Zu Künstlerin und Werk

Nach Abschluss ihres Studiums an der Akademie für Bildende Künste in München war Hilda Sandtner zunächst als Kunsterzieherin und als Porzellanmalerin in der Oberpfalz tätig. 1959 wechselte sie als Dozentin an die Pädagogische Hochschule Augsburg, wo sie den Fachbereich Kunsterziehung aufbaute. Nach der Eingliederung des Institutes in die neu gegründete Universität übernahm sie 1976 bis zu ihrer Emeritierung im Jahr 1984 die Leitung des Lehrstuhls für Kunsterziehung.

Für zahlreiche Kirchen im Raum Augsburg und in Schwaben gestaltete sie großformatige farbenfrohe Fenster und Wände mit Glasmosaiken. Eindrucksvolle Beispiele ihrer Arbeit sind etwa in der Pfarrkirche St. Elisabeth in Augsburg-Lechhausen zu sehen, wo Sandtner ein mehrteiliges Glasmosaik mit Szenen aus dem Leben der Kirchenpatronin Elisabeth von Thüringen sowie zwei runde Fenster unter der Empore und ein hohes Rundbogenfenster gestaltete.

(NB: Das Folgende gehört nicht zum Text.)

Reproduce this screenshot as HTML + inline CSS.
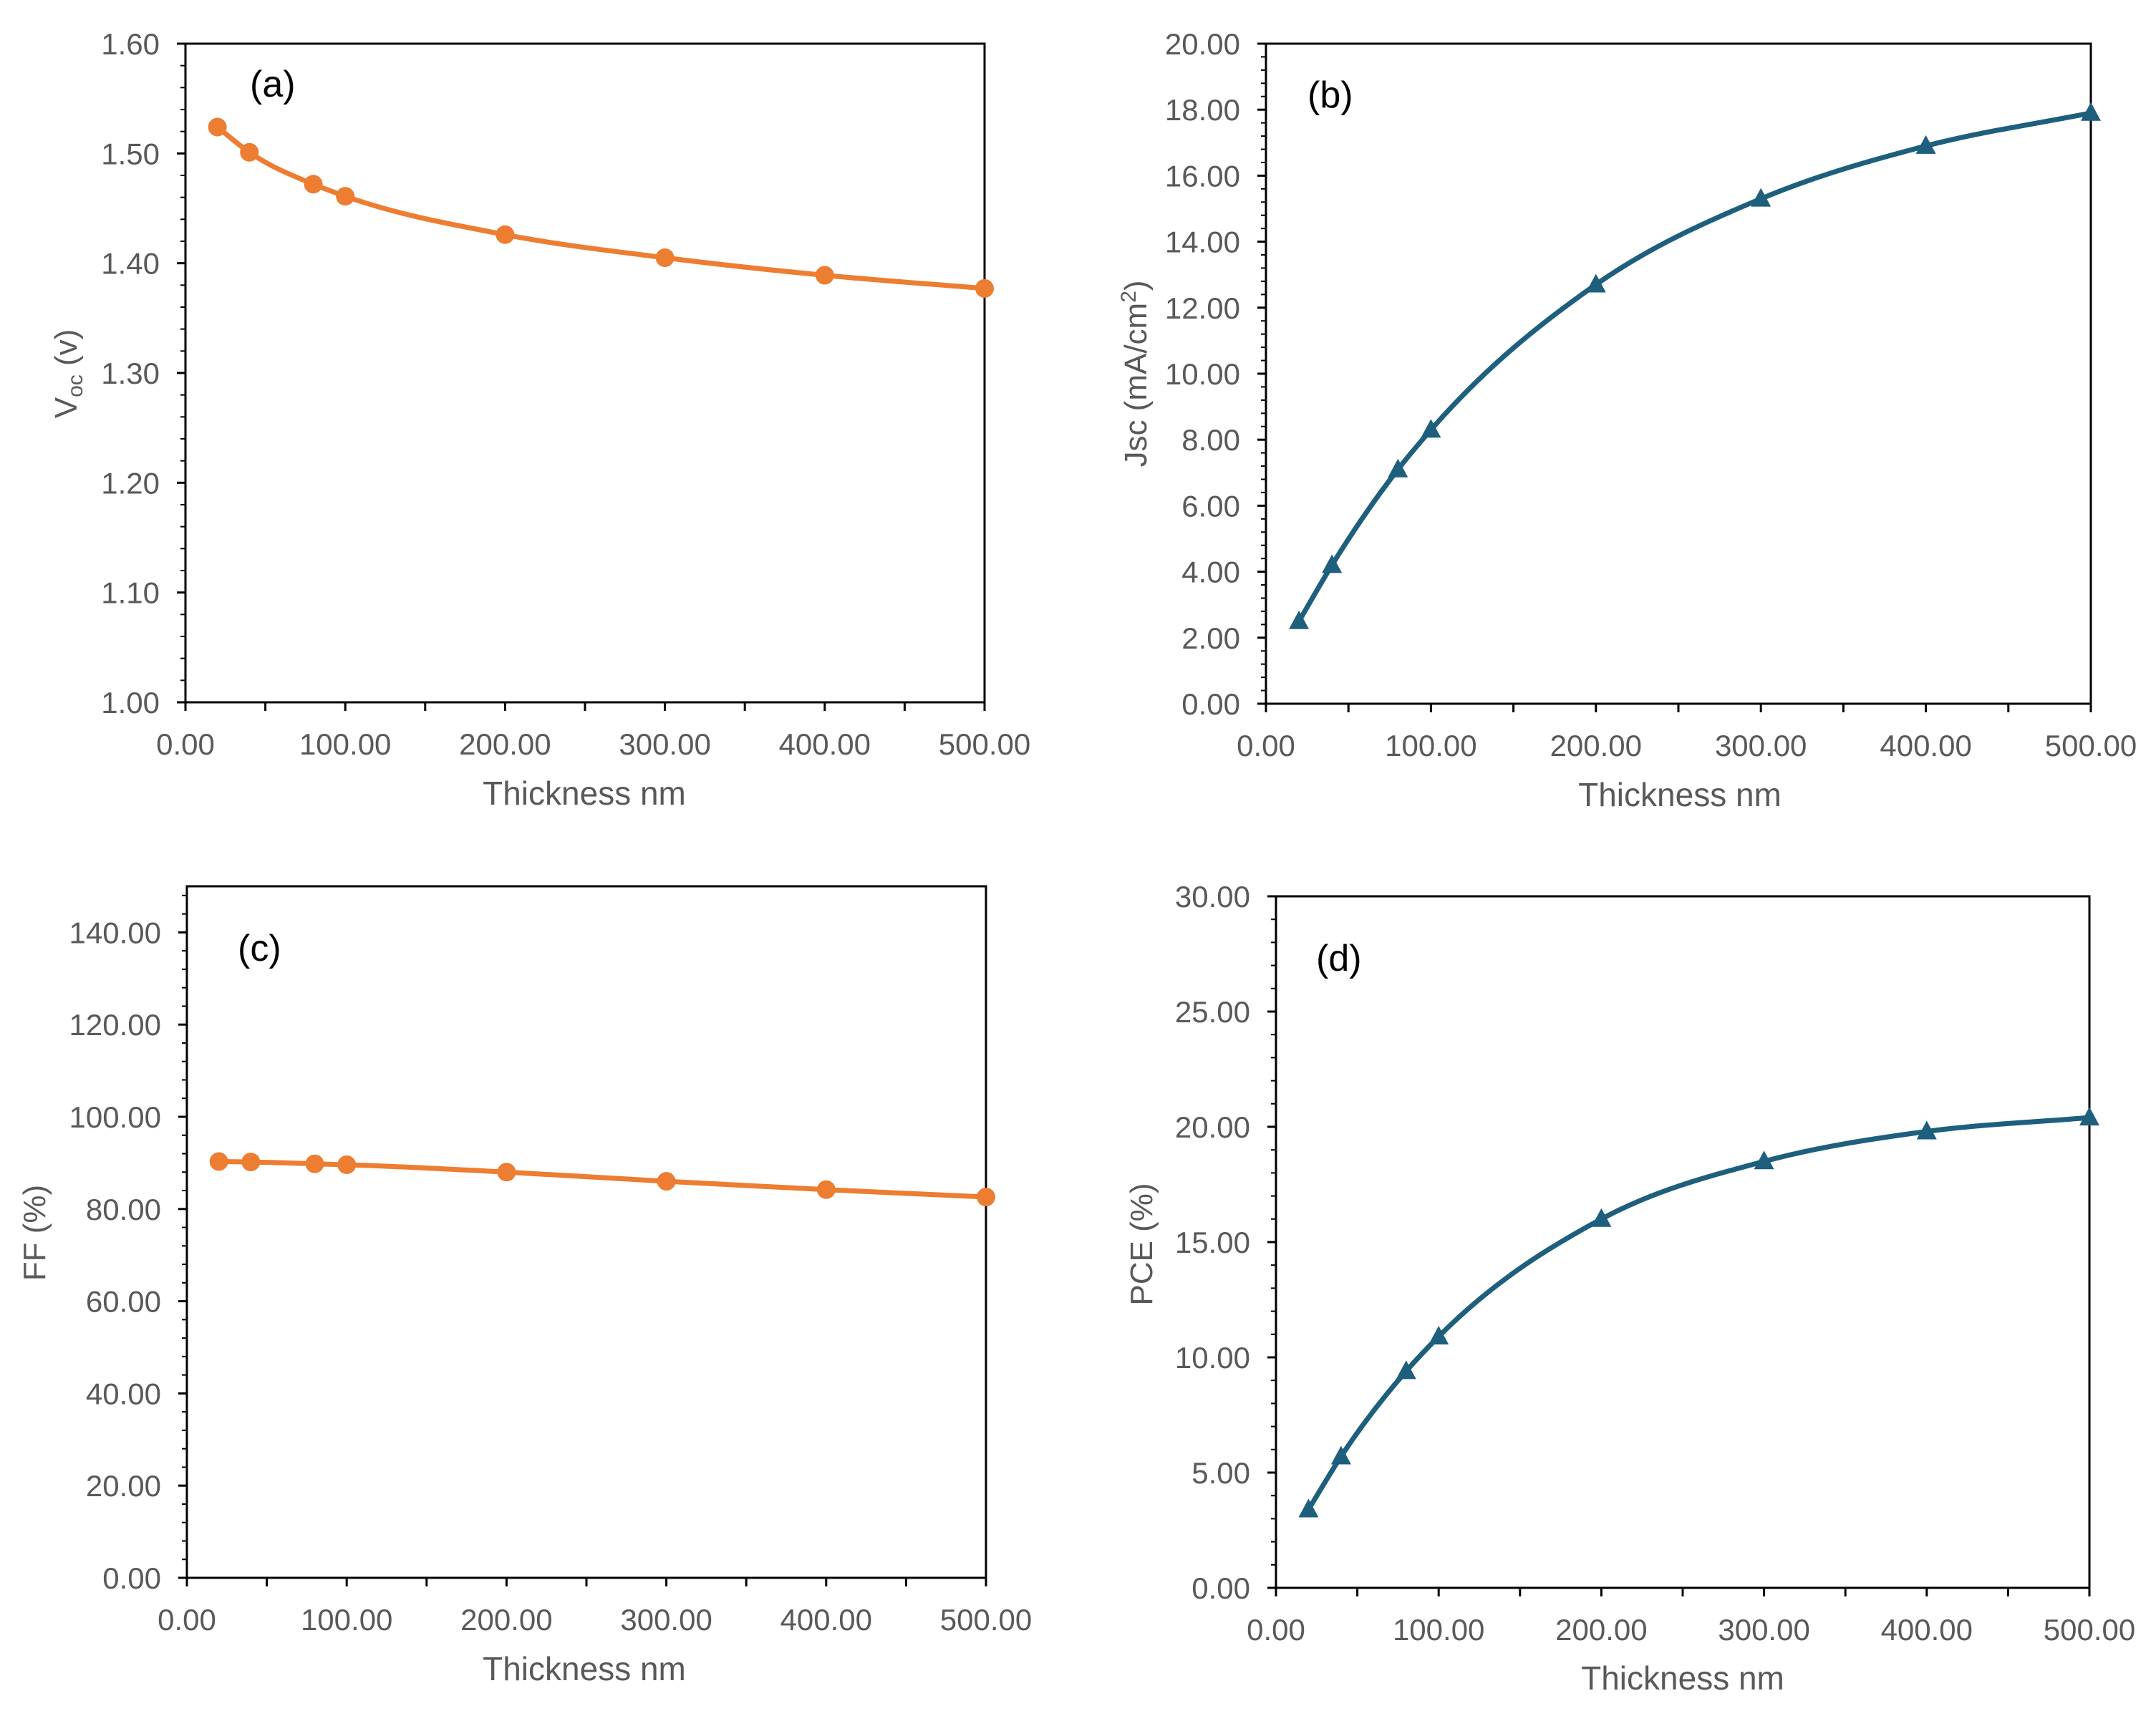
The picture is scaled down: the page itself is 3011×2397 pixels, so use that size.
<!DOCTYPE html>
<html><head><meta charset="utf-8"><style>
html,body{margin:0;padding:0;background:#fff}
svg{display:block}
text{font-family:"Liberation Sans",sans-serif;fill:#595959}
</style></head><body>
<svg id="fig" width="3011" height="2397" viewBox="0 0 3011 2397" xmlns="http://www.w3.org/2000/svg"></svg>
<script>
const thickness = [20, 40, 80, 100, 200, 300, 400, 500];
const vocValues = [1.524, 1.501, 1.472, 1.461, 1.426, 1.405, 1.389, 1.377];
const jscValues = [2.5, 4.2, 7.1, 8.3, 12.7, 15.3, 16.9, 17.9];
const ffValues = [90.3, 90.2, 89.8, 89.6, 88.0, 86.0, 84.2, 82.6];
const pceValues = [3.4, 5.7, 9.4, 10.9, 16.0, 18.5, 19.8, 20.4];
const xTickLabels = ["0.00","100.00","200.00","300.00","400.00","500.00"];

const NS = "http://www.w3.org/2000/svg";
const svg = document.getElementById('fig');
function mk(tag, attrs, parent){const e=document.createElementNS(NS,tag);for(const k in attrs)e.setAttribute(k,attrs[k]);(parent||svg).appendChild(e);return e;}

const panels = [
 {id:'a',x0:259,x1:1375,yb:981,yt:61,ymin:1.0,ymax:1.6,ystep:0.1,minor:5,dec:2,vals:vocValues,color:'#ED7D31',marker:'circle',label:'(a)',lx:349,ly:135,ytx:92,yty:522,ytitle:'voc',xtx:816,xty:1124},
 {id:'b',x0:1768,x1:2920,yb:983,yt:61,ymin:0,ymax:20,ystep:2,minor:5,dec:2,vals:jscValues,color:'#1D5F7D',marker:'tri',label:'(b)',lx:1826,ly:150,ytx:1586,yty:522,ytitle:'jsc',xtx:2346,xty:1126},
 {id:'c',x0:261,x1:1377,yb:2204,yt:1238,ymin:0,ymax:150,ystep:20,minor:5,dec:2,vals:ffValues,color:'#ED7D31',marker:'circle',label:'(c)',lx:332,ly:1342,ytx:48,yty:1722,ytitle:'FF (%)',xtx:816,xty:2347,topTick:140},
 {id:'d',x0:1782,x1:2918,yb:2218,yt:1252,ymin:0,ymax:30,ystep:5,minor:5,dec:2,vals:pceValues,color:'#1D5F7D',marker:'tri',label:'(d)',lx:1838,ly:1356,ytx:1594,yty:1738,ytitle:'PCE (%)',xtx:2350,xty:2360}
];

panels.forEach(p=>{
 const g = mk('g',{});
 
 
 const sx = v => p.x0 + (v/500)*(p.x1-p.x0);
 const sy = v => p.yb - (v-p.ymin)/(p.ymax-p.ymin)*(p.yb-p.yt);
 const frame = mk('rect',{x:p.x0,y:p.yt,width:p.x1-p.x0,height:p.yb-p.yt,fill:'none',stroke:'#000','stroke-width':3},g);
 
 
 const ytop = p.topTick!==undefined ? p.topTick : p.ymax;
 const nMaj = Math.round((ytop-p.ymin)/p.ystep);
 for(let i=0;i<=nMaj;i++){
  const v=p.ymin+i*p.ystep, y=sy(v);
  mk('line',{x1:p.x0-12,y1:y,x2:p.x0,y2:y,stroke:'#000','stroke-width':3},g);
  const t=mk('text',{x:p.x0-36,y:y+15,'text-anchor':'end','font-size':42},g);
  t.textContent=v.toFixed(p.dec);
  
  
 }
 const mstep=p.ystep/p.minor;
 const nMin=Math.floor((p.ymax-p.ymin)/mstep+1e-6);
 for(let i=0;i<=nMin;i++){const y=sy(p.ymin+i*mstep);mk('line',{x1:p.x0-7,y1:y,x2:p.x0,y2:y,stroke:'#000','stroke-width':2},g);}
 for(let v=0;v<=500;v+=50){const x=sx(v);mk('line',{x1:x,y1:p.yb,x2:x,y2:p.yb+12,stroke:'#000','stroke-width':3},g);}
 xTickLabels.forEach((lab,i)=>{
  const t=mk('text',{x:sx(i*100),y:p.yb+73,'text-anchor':'middle','font-size':42},g);
  t.textContent=lab;
  
  
 });
 const xt=mk('text',{x:p.xtx,y:p.xty,'text-anchor':'middle','font-size':46},g);
 xt.textContent='Thickness nm';
 
 
 const yt=mk('text',{x:0,y:0,'text-anchor':'middle','font-size':44,transform:`translate(${p.ytx+15},${p.yty}) rotate(-90)`},g);
 
 
 if(p.ytitle==='voc'){yt.innerHTML='V<tspan font-size="30" dy="8">oc</tspan><tspan dy="-8"> (v)</tspan>';}
 else if(p.ytitle==='jsc'){yt.innerHTML='Jsc (mA/cm<tspan font-size="30" dy="-15">2</tspan><tspan dy="15">)</tspan>';}
 else yt.textContent=p.ytitle;
 const pl=mk('text',{x:p.lx,y:p.ly,'font-size':52,style:'fill:#000'},g);
 pl.textContent=p.label;
 
 
 // smooth curve: cubic Hermite with finite-difference slopes in data space
 const xs=thickness, ys=p.vals, n=xs.length;
 const m=[];
 for(let i=0;i<n;i++){
  if(i===0) m.push((ys[1]-ys[0])/(xs[1]-xs[0]));
  else if(i===n-1) m.push((ys[n-1]-ys[n-2])/(xs[n-1]-xs[n-2]));
  else {
   const s0=(ys[i]-ys[i-1])/(xs[i]-xs[i-1]), s1=(ys[i+1]-ys[i])/(xs[i+1]-xs[i]);
   const h0=xs[i]-xs[i-1], h1=xs[i+1]-xs[i];
   m.push((s0*h1+s1*h0)/(h0+h1));
  }
 }
 let d=`M${sx(xs[0])},${sy(ys[0])}`;
 for(let i=0;i<n-1;i++){
  const h=xs[i+1]-xs[i];
  d+=` C${sx(xs[i]+h/3)},${sy(ys[i]+m[i]*h/3)} ${sx(xs[i+1]-h/3)},${sy(ys[i+1]-m[i+1]*h/3)} ${sx(xs[i+1])},${sy(ys[i+1])}`;
 }
 const line=mk('path',{d:d,fill:'none',stroke:p.color,'stroke-width':7},g);
 
 
 thickness.forEach((t,i)=>{
  const px=sx(t), py=sy(p.vals[i]);
  let mkEl;
  if(p.marker==='circle') mkEl=mk('circle',{cx:px,cy:py,r:13,fill:p.color},g);
  else mkEl=mk('polygon',{points:`${px},${py-15} ${px-14},${py+11} ${px+14},${py+11}`,fill:p.color},g);
  
  
 });
});
</script>
</body></html>
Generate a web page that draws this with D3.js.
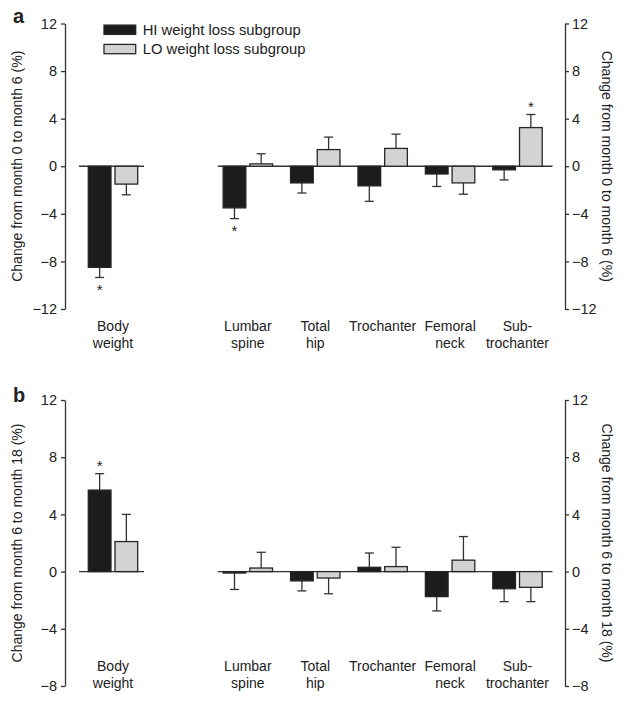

Hilda Sandtner verfügte über eine umfassende Privatsammlung von Textilien und Kunstgegenständen aller Art, die sie nach der Errichtung einer Stiftung 1984 der Stadt Mindelheim übereignete. Die Sandtner-Sammlung bildete den Grundstock des Textilmuseums Mindelheim, das 1986 im zweiten Stock des als Museumsgebäude umgenutzten ehemaligen Jesuitenkollegs Mindelheim eröffnet wurde.